(Plotting code records)
+++

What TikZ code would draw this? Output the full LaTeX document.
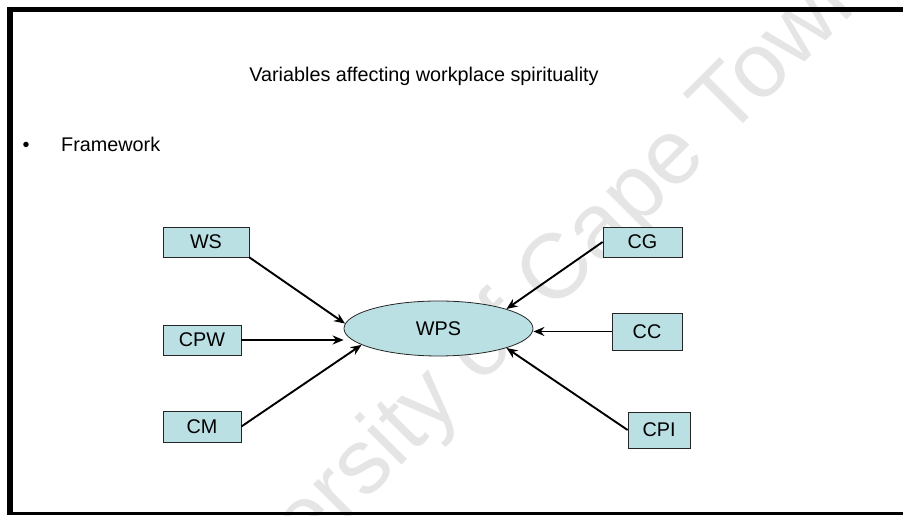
\documentclass[tikz,border=0pt]{standalone}
\usepackage{fontspec}
\setmainfont{Liberation Sans}
\usetikzlibrary{arrows.meta,shapes.geometric}
\definecolor{boxblue}{RGB}{186,224,228}
\definecolor{markgray}{RGB}{229,229,229}

\begin{document}
\begin{tikzpicture}[x=1pt, y=1pt,
    every node/.style={font=\fontsize{19.8}{23}\selectfont},
    var/.style={draw=black!85, line width=0.8pt, fill=boxblue, inner sep=0pt},
    arr/.style={line width=1.9pt, -{Stealth[length=11pt,width=9pt]}}]
    \useasboundingbox (0,0) rectangle (903,516);

    % watermark, behind everything
    \begin{scope}
      \clip (0,0) rectangle (903,516);
      \node[text=markgray, rotate=45, font=\fontsize{92}{96}\selectfont] (mark) at (511,194) {University of Cape Town};
    \end{scope}

    % slide frame
    \draw[line width=5.5pt] (9.75,509) -- (9.75,1);
    \draw[line width=5pt] (7,506.5) -- (903,506.5);
    \draw[line width=3pt] (7,2.5) -- (903,2.5);

    % heading and bullet
    \node[anchor=base] (title) at (424,434) {Variables affecting workplace spirituality};
    \node[anchor=base] (dot) at (26,364.5) {\textbullet};
    \node[anchor=base west, inner sep=0pt] (frame) at (61,364.5) {Framework};

    % central variable
    \node[var, ellipse, minimum width=189pt, minimum height=55pt] (wps) at (438.5,187.5) {WPS};

    % left variables
    \node[var, minimum width=86pt, minimum height=30pt] (ws)  at (206,274)   {WS};
    \node[var, minimum width=78pt, minimum height=30pt] (cpw) at (202,176)   {CPW};
    \node[var, minimum width=78pt, minimum height=31pt] (cm)  at (202,89.5)  {CM};

    % right variables
    \node[var, minimum width=79pt, minimum height=30pt] (cg)  at (642.5,274)   {CG};
    \node[var, minimum width=70pt, minimum height=37pt] (cc)  at (647,184.5)   {CC};
    \node[var, minimum width=62pt, minimum height=36pt] (cpi) at (659,86)      {CPI};

    % arrows into WPS
    \draw[arr] (ws.south east) -- (wps.177);
    \draw[arr] (cpw.east) -- (cpw.east -| wps.west);
    \draw[arr] (cm.east) -- (wps.192);
    \draw[arr] (cg.west) -- (wps.16);
    \draw[arr] (cc.west) -- (cc.west -| wps.east);
    \draw[arr] (cpi.west) -- (wps.344);
  \end{tikzpicture}
\end{document}
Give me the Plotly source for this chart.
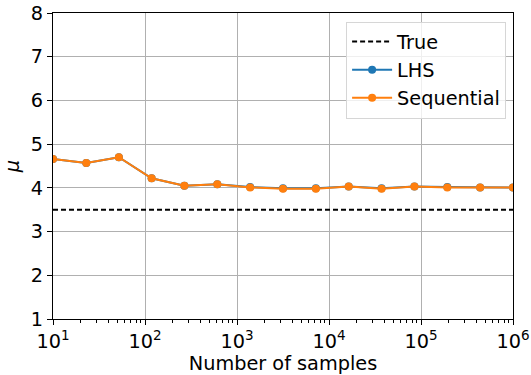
import plotly.graph_objects as go

# Data
n_samples = [10, 23, 52, 118, 268, 611, 1389, 3162, 7197, 16379, 37276, 84834, 193070, 439397, 1000000]
mu_lhs = [4.66, 4.57, 4.70, 4.22, 4.05, 4.08, 4.02, 3.99, 3.99, 4.03, 3.99, 4.03, 4.02, 4.01, 4.01]
mu_seq = [4.66, 4.57, 4.70, 4.22, 4.05, 4.08, 4.01, 3.98, 3.98, 4.03, 3.98, 4.03, 4.01, 4.01, 4.01]
true_mu = 3.5
x_range = [10, 1000000]
x_tickvals = [10, 100, 1000, 10000, 100000, 1000000]
x_ticktext = ["10<sup>1</sup>", "10<sup>2</sup>", "10<sup>3</sup>", "10<sup>4</sup>", "10<sup>5</sup>", "10<sup>6</sup>"]
x_minor = [m * 10 ** e for e in range(1, 6) for m in range(2, 10)]

FONT = "DejaVu Sans"
FS = 19.3

fig = go.Figure()
fig.add_trace(go.Scatter(
    x=x_range, y=[true_mu, true_mu], mode="lines", name="True",
    line=dict(color="black", width=2, dash="5px,3px"),
))
fig.add_trace(go.Scatter(
    x=n_samples, y=mu_lhs, mode="lines+markers", name="LHS",
    line=dict(color="#1f77b4", width=2), marker=dict(size=8, color="#1f77b4"),
))
fig.add_trace(go.Scatter(
    x=n_samples, y=mu_seq, mode="lines+markers", name="Sequential",
    line=dict(color="#ff7f0e", width=2), marker=dict(size=8, color="#ff7f0e"),
))

axis_common = dict(
    showline=True, linecolor="black", linewidth=1, mirror=True,
    showgrid=True, gridcolor="#b0b0b0", gridwidth=1,
    ticks="outside", ticklen=5, tickcolor="black", tickwidth=1,
    tickfont=dict(family=FONT, size=FS, color="black"),
    zeroline=False, automargin=False,
)

fig.update_layout(
    width=531, height=375,
    margin=dict(l=53, r=18, t=13, b=56),
    paper_bgcolor="white", plot_bgcolor="white",
    font=dict(family=FONT, size=FS, color="black"),
    showlegend=True,
    legend=dict(
        x=0.985, y=0.972, xanchor="right", yanchor="top",
        bgcolor="rgba(255,255,255,0.8)", bordercolor="#d6d6d6", borderwidth=1,
        font=dict(family=FONT, size=FS, color="black"),
        tracegroupgap=0, itemwidth=40,
    ),
    xaxis=dict(
        type="log", range=[0.99999, 6.00001],
        tickmode="array", tickvals=x_tickvals, ticktext=x_ticktext,
        title=dict(text="Number of samples", font=dict(family=FONT, size=FS), standoff=0),
        minor=dict(ticks="outside", ticklen=3, tickcolor="black", tickwidth=1,
                   showgrid=False, tickmode="array", tickvals=x_minor),
        **axis_common,
    ),
    yaxis=dict(
        range=[1, 8], dtick=1,
        title=dict(text="<i>μ</i>", font=dict(family=FONT, size=FS), standoff=6),
        **axis_common,
    ),
)

fig.write_html("out.html")
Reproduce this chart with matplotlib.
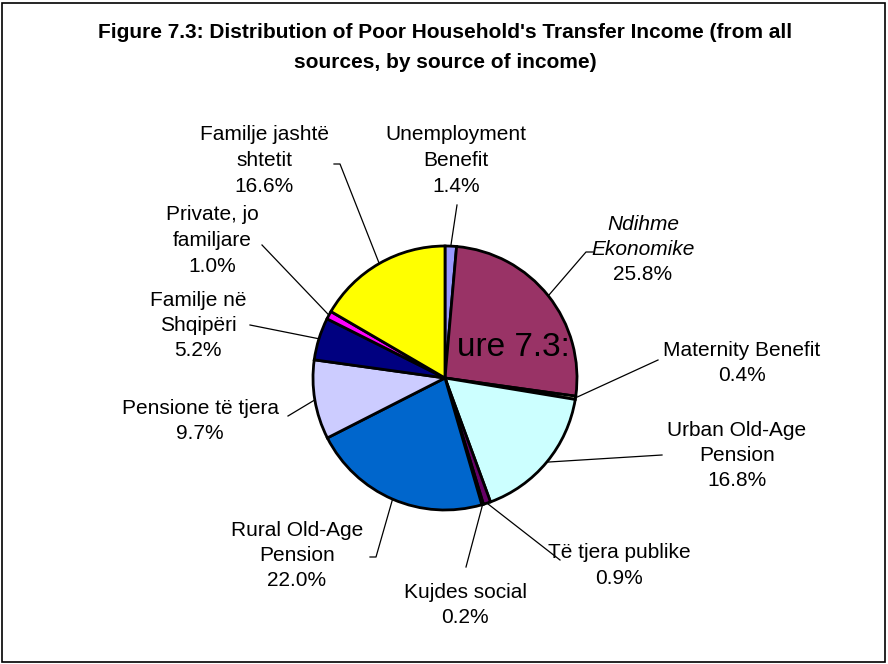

+++

The request:
Take the lines from the first line of the entries through the line with "minimum width=62pt, minimum", inclusive, and give them again exactly, minus any pictures.

Solved exercise:
What TikZ code would draw this? Output the full LaTeX document.
\documentclass[tikz,border=0pt]{standalone}
\usepackage{fontspec}
\setmainfont{Liberation Sans}
\usetikzlibrary{arrows.meta,shapes.geometric}
\definecolor{boxblue}{RGB}{186,224,228}
\definecolor{markgray}{RGB}{229,229,229}

\begin{document}
\begin{tikzpicture}[x=1pt, y=1pt,
    every node/.style={font=\fontsize{19.8}{23}\selectfont},
    var/.style={draw=black!85, line width=0.8pt, fill=boxblue, inner sep=0pt},
    arr/.style={line width=1.9pt, -{Stealth[length=11pt,width=9pt]}}]
    \useasboundingbox (0,0) rectangle (903,516);

    % watermark, behind everything
    \begin{scope}
      \clip (0,0) rectangle (903,516);
      \node[text=markgray, rotate=45, font=\fontsize{92}{96}\selectfont] (mark) at (511,194) {University of Cape Town};
    \end{scope}

    % slide frame
    \draw[line width=5.5pt] (9.75,509) -- (9.75,1);
    \draw[line width=5pt] (7,506.5) -- (903,506.5);
    \draw[line width=3pt] (7,2.5) -- (903,2.5);

    % heading and bullet
    \node[anchor=base] (title) at (424,434) {Variables affecting workplace spirituality};
    \node[anchor=base] (dot) at (26,364.5) {\textbullet};
    \node[anchor=base west, inner sep=0pt] (frame) at (61,364.5) {Framework};

    % central variable
    \node[var, ellipse, minimum width=189pt, minimum height=55pt] (wps) at (438.5,187.5) {WPS};

    % left variables
    \node[var, minimum width=86pt, minimum height=30pt] (ws)  at (206,274)   {WS};
    \node[var, minimum width=78pt, minimum height=30pt] (cpw) at (202,176)   {CPW};
    \node[var, minimum width=78pt, minimum height=31pt] (cm)  at (202,89.5)  {CM};

    % right variables
    \node[var, minimum width=79pt, minimum height=30pt] (cg)  at (642.5,274)   {CG};
    \node[var, minimum width=70pt, minimum height=37pt] (cc)  at (647,184.5)   {CC};
    \node[var, minimum width=62pt, minimum height=36pt] (cpi) at (659,86)      {CPI};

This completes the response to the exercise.